Good morning! Sorry for the later than usual edition. Three games in four nights may not have caught up with the Knicks, but it certainly kicked the ass of your humble author. Thankfully, the wins just keep on comin’…
Knicks 127, Blazers 97
Don’t let the final point total fool you:
This was not an offensive masterpiece by the Knicks.
Jalen Brunson, Karl-Anthony Towns and Mikal Bridges combined for 50 points and shot 9-of-24 inside the arc. The starting unit as a whole again had some rough stretches, putting up a 102.6 offensive rating on the night, a number that would rank dead last in the NBA by a healthy margin. In a nearly four-minute stretch to end the first half, they didn’t score a single point. With just 75 points more than two thirds of the way through the third quarter, breaking 100 didn’t seem guaranteed.
And yet unlike so many games they played over the first half of the season when it felt like the Knicks needed to score on every trip down the court just to stay in the game, there was little doubt they could weather this storm.
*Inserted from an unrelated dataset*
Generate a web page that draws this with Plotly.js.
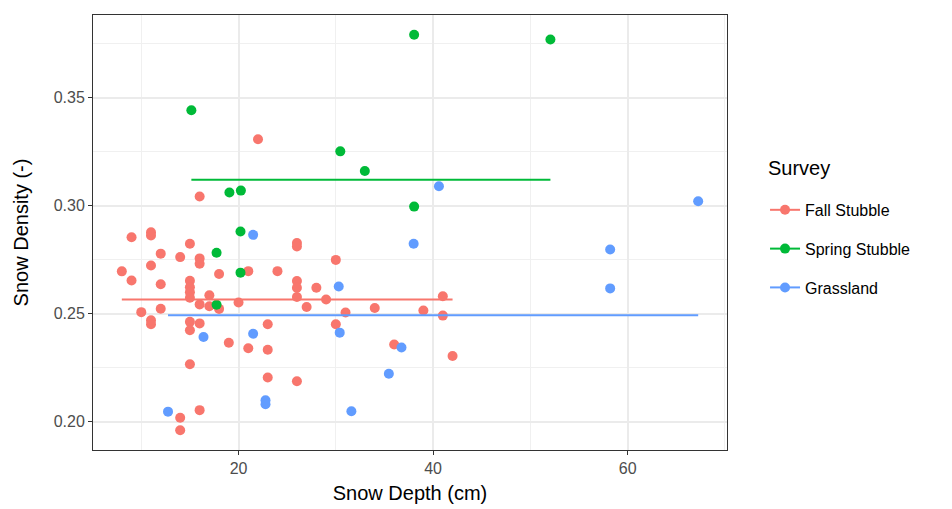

For the first time all season, and maybe for the first time in years, they are winning games with defense.
All of the attention has centered on the last five games, during which they’ve held teams to under 100 points four times, including the last three in a row, but this turnaround may have started quite a bit earlier. When New York was decimated by the Pistons on January 5, the 121 points the Knicks gave up was the third fewest they allowed over the previous nine games. If we go back even further, they didn’t hold a single opponent below 111 points over the 13-game stretch from December 13 to January 5.
Since that shellacking in Detroit, just one of the dozen teams they’ve played has topped 114, and it took a fairly ridiculous shooting performance from Steph & Co. to make that happen.